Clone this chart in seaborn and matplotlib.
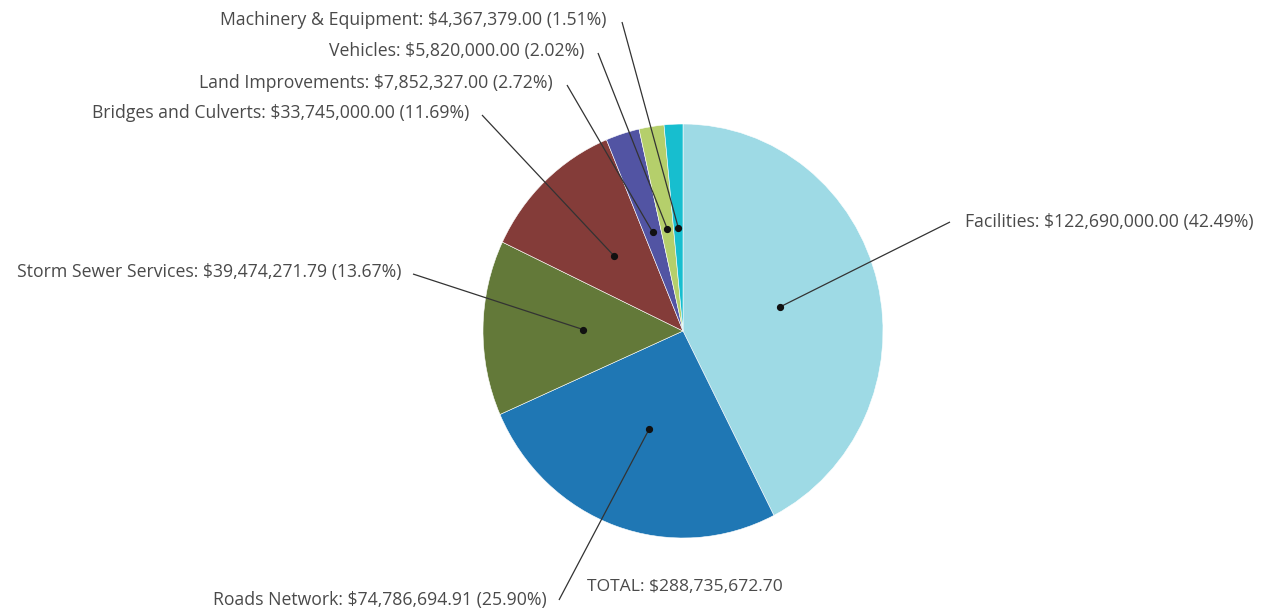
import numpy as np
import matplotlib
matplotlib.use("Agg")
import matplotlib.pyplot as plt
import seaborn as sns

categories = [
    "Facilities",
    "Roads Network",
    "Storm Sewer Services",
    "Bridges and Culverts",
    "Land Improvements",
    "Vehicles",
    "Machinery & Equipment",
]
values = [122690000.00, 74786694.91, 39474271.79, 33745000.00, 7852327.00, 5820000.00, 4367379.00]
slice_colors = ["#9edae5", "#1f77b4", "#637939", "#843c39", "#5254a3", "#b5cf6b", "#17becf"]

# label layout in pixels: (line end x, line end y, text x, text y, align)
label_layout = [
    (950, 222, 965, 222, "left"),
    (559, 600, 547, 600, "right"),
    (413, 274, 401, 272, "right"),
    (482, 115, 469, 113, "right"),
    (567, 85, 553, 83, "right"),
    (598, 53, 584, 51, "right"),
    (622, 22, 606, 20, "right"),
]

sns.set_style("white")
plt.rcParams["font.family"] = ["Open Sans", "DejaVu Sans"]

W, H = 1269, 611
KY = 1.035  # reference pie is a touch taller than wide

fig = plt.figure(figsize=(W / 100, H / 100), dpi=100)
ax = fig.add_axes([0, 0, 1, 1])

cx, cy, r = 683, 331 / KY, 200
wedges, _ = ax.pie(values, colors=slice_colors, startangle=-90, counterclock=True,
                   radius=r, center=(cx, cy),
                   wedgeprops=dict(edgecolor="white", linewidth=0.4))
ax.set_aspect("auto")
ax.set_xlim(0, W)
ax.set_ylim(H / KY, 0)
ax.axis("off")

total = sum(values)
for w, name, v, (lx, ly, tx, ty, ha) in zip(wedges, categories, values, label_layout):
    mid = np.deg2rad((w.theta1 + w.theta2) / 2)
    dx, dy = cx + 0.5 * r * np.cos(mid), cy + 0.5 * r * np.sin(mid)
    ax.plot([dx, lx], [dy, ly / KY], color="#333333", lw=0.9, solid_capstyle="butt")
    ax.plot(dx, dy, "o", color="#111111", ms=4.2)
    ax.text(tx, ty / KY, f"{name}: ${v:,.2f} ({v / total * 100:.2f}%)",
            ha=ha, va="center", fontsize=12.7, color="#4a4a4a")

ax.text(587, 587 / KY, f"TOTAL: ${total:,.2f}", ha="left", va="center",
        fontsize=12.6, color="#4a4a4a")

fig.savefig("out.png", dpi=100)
- - - - - - -
Pictures excluded, repeat exactly the lines from the top of the material through the line with "import seaborn as sns", including both of those lines.

Clone this chart in seaborn and matplotlib.
import numpy as np
import matplotlib
matplotlib.use("Agg")
import matplotlib.pyplot as plt
import seaborn as sns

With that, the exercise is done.